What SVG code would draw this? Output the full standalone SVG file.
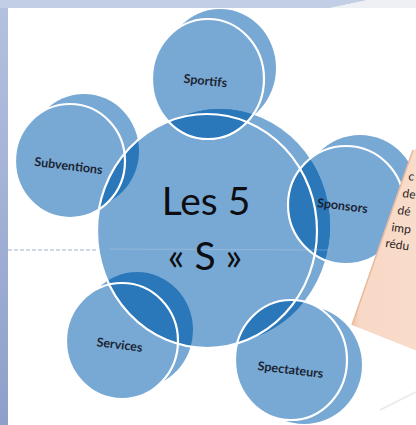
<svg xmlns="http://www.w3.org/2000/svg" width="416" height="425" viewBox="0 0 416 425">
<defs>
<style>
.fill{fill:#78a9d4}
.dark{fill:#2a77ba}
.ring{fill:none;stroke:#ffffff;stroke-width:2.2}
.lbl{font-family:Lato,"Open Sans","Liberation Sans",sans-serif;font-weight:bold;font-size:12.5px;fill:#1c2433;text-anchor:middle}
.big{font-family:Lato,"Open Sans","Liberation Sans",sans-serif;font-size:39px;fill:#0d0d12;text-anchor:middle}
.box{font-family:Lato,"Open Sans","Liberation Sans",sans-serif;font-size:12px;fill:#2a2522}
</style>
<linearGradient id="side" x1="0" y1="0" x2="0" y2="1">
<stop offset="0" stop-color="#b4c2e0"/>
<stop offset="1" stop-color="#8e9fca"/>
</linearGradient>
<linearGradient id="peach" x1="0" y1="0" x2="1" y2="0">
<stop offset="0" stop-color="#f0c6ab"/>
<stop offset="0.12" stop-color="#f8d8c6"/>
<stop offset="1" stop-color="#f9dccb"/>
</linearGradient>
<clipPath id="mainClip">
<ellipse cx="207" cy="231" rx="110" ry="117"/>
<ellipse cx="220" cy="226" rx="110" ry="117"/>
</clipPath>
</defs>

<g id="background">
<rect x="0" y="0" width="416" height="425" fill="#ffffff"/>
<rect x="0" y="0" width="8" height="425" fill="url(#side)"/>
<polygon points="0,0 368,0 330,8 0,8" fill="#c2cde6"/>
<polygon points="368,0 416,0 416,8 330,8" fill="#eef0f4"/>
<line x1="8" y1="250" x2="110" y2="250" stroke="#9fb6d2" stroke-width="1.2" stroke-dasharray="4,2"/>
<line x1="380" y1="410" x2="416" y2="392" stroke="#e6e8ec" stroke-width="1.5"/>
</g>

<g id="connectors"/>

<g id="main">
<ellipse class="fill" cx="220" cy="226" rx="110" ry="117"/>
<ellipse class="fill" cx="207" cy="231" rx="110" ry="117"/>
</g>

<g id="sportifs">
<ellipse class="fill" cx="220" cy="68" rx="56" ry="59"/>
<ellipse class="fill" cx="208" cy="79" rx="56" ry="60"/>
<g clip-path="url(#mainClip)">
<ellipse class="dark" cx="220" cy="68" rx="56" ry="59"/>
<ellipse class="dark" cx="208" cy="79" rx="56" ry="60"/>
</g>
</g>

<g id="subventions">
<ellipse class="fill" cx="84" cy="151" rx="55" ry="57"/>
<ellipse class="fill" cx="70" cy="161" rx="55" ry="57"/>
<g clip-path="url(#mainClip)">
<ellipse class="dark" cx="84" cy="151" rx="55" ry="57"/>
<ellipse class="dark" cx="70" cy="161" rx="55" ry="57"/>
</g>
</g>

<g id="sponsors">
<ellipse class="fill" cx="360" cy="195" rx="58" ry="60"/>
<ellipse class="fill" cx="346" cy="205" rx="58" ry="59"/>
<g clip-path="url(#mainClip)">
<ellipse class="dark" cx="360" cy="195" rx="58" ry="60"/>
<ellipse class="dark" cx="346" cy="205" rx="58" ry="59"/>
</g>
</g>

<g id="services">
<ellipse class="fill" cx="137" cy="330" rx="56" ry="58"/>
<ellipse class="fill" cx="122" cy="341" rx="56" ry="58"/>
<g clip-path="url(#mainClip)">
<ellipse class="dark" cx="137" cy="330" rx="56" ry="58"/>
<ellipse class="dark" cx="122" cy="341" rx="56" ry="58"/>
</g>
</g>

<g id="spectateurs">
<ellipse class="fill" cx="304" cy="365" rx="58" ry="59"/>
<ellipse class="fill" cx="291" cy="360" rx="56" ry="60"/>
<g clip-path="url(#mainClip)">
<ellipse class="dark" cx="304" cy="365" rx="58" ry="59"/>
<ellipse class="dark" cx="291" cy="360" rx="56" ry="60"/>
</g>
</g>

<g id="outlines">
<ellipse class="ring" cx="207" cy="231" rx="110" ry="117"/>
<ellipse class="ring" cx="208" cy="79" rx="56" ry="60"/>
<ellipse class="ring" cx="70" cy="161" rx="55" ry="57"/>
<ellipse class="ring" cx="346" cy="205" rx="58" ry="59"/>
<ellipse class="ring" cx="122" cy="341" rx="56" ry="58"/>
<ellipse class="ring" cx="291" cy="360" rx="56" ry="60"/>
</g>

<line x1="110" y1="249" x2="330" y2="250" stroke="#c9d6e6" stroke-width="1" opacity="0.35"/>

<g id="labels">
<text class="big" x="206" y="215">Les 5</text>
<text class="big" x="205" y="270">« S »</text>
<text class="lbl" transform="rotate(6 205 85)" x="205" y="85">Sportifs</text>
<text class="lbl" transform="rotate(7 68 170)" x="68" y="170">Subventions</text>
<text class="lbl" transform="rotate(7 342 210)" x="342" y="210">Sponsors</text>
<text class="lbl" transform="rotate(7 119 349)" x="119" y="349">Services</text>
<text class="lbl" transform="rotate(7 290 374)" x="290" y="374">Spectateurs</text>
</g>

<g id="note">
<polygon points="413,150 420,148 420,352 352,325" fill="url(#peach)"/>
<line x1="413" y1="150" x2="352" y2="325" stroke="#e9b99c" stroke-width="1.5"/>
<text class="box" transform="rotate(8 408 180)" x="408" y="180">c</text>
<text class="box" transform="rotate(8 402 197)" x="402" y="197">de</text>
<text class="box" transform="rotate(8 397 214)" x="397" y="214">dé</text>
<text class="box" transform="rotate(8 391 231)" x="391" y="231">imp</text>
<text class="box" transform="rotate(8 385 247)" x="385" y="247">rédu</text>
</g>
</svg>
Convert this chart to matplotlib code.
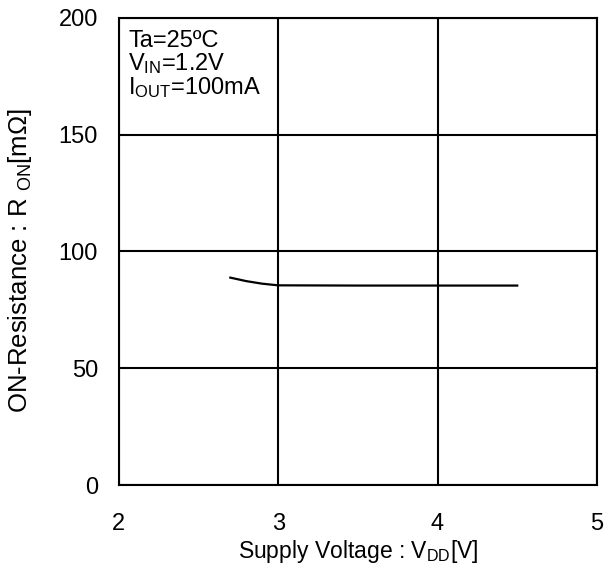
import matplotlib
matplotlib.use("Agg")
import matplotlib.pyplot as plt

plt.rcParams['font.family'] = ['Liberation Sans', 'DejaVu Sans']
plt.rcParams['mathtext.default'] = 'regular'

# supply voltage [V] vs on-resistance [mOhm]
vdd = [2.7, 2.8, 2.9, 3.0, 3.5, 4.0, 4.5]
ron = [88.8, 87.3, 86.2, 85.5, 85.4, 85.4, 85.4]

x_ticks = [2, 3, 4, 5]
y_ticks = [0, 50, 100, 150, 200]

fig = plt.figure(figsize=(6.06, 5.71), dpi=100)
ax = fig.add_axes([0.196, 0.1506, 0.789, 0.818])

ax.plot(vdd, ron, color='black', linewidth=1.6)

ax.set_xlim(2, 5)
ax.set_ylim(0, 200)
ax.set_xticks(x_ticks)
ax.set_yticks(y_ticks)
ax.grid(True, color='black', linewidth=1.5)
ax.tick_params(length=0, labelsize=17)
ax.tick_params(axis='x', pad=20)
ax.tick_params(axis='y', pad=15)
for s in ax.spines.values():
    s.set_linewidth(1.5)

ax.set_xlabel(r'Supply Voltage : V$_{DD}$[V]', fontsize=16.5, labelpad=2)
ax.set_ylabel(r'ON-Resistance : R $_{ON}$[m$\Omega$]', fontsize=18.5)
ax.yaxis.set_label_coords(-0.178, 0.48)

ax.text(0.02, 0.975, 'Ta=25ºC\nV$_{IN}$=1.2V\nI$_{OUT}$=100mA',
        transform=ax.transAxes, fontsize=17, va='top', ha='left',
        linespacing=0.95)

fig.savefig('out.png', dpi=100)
....
- [What you are asked to do] Without the pictures, output the full listing exactly as it stands.

- [Written answer]
What SVG code would draw this? Output the full standalone SVG file.
<svg xmlns="http://www.w3.org/2000/svg" width="416" height="425" viewBox="0 0 416 425">
<defs>
<style>
.fill{fill:#78a9d4}
.dark{fill:#2a77ba}
.ring{fill:none;stroke:#ffffff;stroke-width:2.2}
.lbl{font-family:Lato,"Open Sans","Liberation Sans",sans-serif;font-weight:bold;font-size:12.5px;fill:#1c2433;text-anchor:middle}
.big{font-family:Lato,"Open Sans","Liberation Sans",sans-serif;font-size:39px;fill:#0d0d12;text-anchor:middle}
.box{font-family:Lato,"Open Sans","Liberation Sans",sans-serif;font-size:12px;fill:#2a2522}
</style>
<linearGradient id="side" x1="0" y1="0" x2="0" y2="1">
<stop offset="0" stop-color="#b4c2e0"/>
<stop offset="1" stop-color="#8e9fca"/>
</linearGradient>
<linearGradient id="peach" x1="0" y1="0" x2="1" y2="0">
<stop offset="0" stop-color="#f0c6ab"/>
<stop offset="0.12" stop-color="#f8d8c6"/>
<stop offset="1" stop-color="#f9dccb"/>
</linearGradient>
<clipPath id="mainClip">
<ellipse cx="207" cy="231" rx="110" ry="117"/>
<ellipse cx="220" cy="226" rx="110" ry="117"/>
</clipPath>
</defs>

<g id="background">
<rect x="0" y="0" width="416" height="425" fill="#ffffff"/>
<rect x="0" y="0" width="8" height="425" fill="url(#side)"/>
<polygon points="0,0 368,0 330,8 0,8" fill="#c2cde6"/>
<polygon points="368,0 416,0 416,8 330,8" fill="#eef0f4"/>
<line x1="8" y1="250" x2="110" y2="250" stroke="#9fb6d2" stroke-width="1.2" stroke-dasharray="4,2"/>
<line x1="380" y1="410" x2="416" y2="392" stroke="#e6e8ec" stroke-width="1.5"/>
</g>

<g id="connectors"/>

<g id="main">
<ellipse class="fill" cx="220" cy="226" rx="110" ry="117"/>
<ellipse class="fill" cx="207" cy="231" rx="110" ry="117"/>
</g>

<g id="sportifs">
<ellipse class="fill" cx="220" cy="68" rx="56" ry="59"/>
<ellipse class="fill" cx="208" cy="79" rx="56" ry="60"/>
<g clip-path="url(#mainClip)">
<ellipse class="dark" cx="220" cy="68" rx="56" ry="59"/>
<ellipse class="dark" cx="208" cy="79" rx="56" ry="60"/>
</g>
</g>

<g id="subventions">
<ellipse class="fill" cx="84" cy="151" rx="55" ry="57"/>
<ellipse class="fill" cx="70" cy="161" rx="55" ry="57"/>
<g clip-path="url(#mainClip)">
<ellipse class="dark" cx="84" cy="151" rx="55" ry="57"/>
<ellipse class="dark" cx="70" cy="161" rx="55" ry="57"/>
</g>
</g>

<g id="sponsors">
<ellipse class="fill" cx="360" cy="195" rx="58" ry="60"/>
<ellipse class="fill" cx="346" cy="205" rx="58" ry="59"/>
<g clip-path="url(#mainClip)">
<ellipse class="dark" cx="360" cy="195" rx="58" ry="60"/>
<ellipse class="dark" cx="346" cy="205" rx="58" ry="59"/>
</g>
</g>

<g id="services">
<ellipse class="fill" cx="137" cy="330" rx="56" ry="58"/>
<ellipse class="fill" cx="122" cy="341" rx="56" ry="58"/>
<g clip-path="url(#mainClip)">
<ellipse class="dark" cx="137" cy="330" rx="56" ry="58"/>
<ellipse class="dark" cx="122" cy="341" rx="56" ry="58"/>
</g>
</g>

<g id="spectateurs">
<ellipse class="fill" cx="304" cy="365" rx="58" ry="59"/>
<ellipse class="fill" cx="291" cy="360" rx="56" ry="60"/>
<g clip-path="url(#mainClip)">
<ellipse class="dark" cx="304" cy="365" rx="58" ry="59"/>
<ellipse class="dark" cx="291" cy="360" rx="56" ry="60"/>
</g>
</g>

<g id="outlines">
<ellipse class="ring" cx="207" cy="231" rx="110" ry="117"/>
<ellipse class="ring" cx="208" cy="79" rx="56" ry="60"/>
<ellipse class="ring" cx="70" cy="161" rx="55" ry="57"/>
<ellipse class="ring" cx="346" cy="205" rx="58" ry="59"/>
<ellipse class="ring" cx="122" cy="341" rx="56" ry="58"/>
<ellipse class="ring" cx="291" cy="360" rx="56" ry="60"/>
</g>

<line x1="110" y1="249" x2="330" y2="250" stroke="#c9d6e6" stroke-width="1" opacity="0.35"/>

<g id="labels">
<text class="big" x="206" y="215">Les 5</text>
<text class="big" x="205" y="270">« S »</text>
<text class="lbl" transform="rotate(6 205 85)" x="205" y="85">Sportifs</text>
<text class="lbl" transform="rotate(7 68 170)" x="68" y="170">Subventions</text>
<text class="lbl" transform="rotate(7 342 210)" x="342" y="210">Sponsors</text>
<text class="lbl" transform="rotate(7 119 349)" x="119" y="349">Services</text>
<text class="lbl" transform="rotate(7 290 374)" x="290" y="374">Spectateurs</text>
</g>

<g id="note">
<polygon points="413,150 420,148 420,352 352,325" fill="url(#peach)"/>
<line x1="413" y1="150" x2="352" y2="325" stroke="#e9b99c" stroke-width="1.5"/>
<text class="box" transform="rotate(8 408 180)" x="408" y="180">c</text>
<text class="box" transform="rotate(8 402 197)" x="402" y="197">de</text>
<text class="box" transform="rotate(8 397 214)" x="397" y="214">dé</text>
<text class="box" transform="rotate(8 391 231)" x="391" y="231">imp</text>
<text class="box" transform="rotate(8 385 247)" x="385" y="247">rédu</text>
</g>
</svg>
Convert this chart to matplotlib code.
import matplotlib
matplotlib.use("Agg")
import matplotlib.pyplot as plt

plt.rcParams['font.family'] = ['Liberation Sans', 'DejaVu Sans']
plt.rcParams['mathtext.default'] = 'regular'

# supply voltage [V] vs on-resistance [mOhm]
vdd = [2.7, 2.8, 2.9, 3.0, 3.5, 4.0, 4.5]
ron = [88.8, 87.3, 86.2, 85.5, 85.4, 85.4, 85.4]

x_ticks = [2, 3, 4, 5]
y_ticks = [0, 50, 100, 150, 200]

fig = plt.figure(figsize=(6.06, 5.71), dpi=100)
ax = fig.add_axes([0.196, 0.1506, 0.789, 0.818])

ax.plot(vdd, ron, color='black', linewidth=1.6)

ax.set_xlim(2, 5)
ax.set_ylim(0, 200)
ax.set_xticks(x_ticks)
ax.set_yticks(y_ticks)
ax.grid(True, color='black', linewidth=1.5)
ax.tick_params(length=0, labelsize=17)
ax.tick_params(axis='x', pad=20)
ax.tick_params(axis='y', pad=15)
for s in ax.spines.values():
    s.set_linewidth(1.5)

ax.set_xlabel(r'Supply Voltage : V$_{DD}$[V]', fontsize=16.5, labelpad=2)
ax.set_ylabel(r'ON-Resistance : R $_{ON}$[m$\Omega$]', fontsize=18.5)
ax.yaxis.set_label_coords(-0.178, 0.48)

ax.text(0.02, 0.975, 'Ta=25ºC\nV$_{IN}$=1.2V\nI$_{OUT}$=100mA',
        transform=ax.transAxes, fontsize=17, va='top', ha='left',
        linespacing=0.95)

fig.savefig('out.png', dpi=100)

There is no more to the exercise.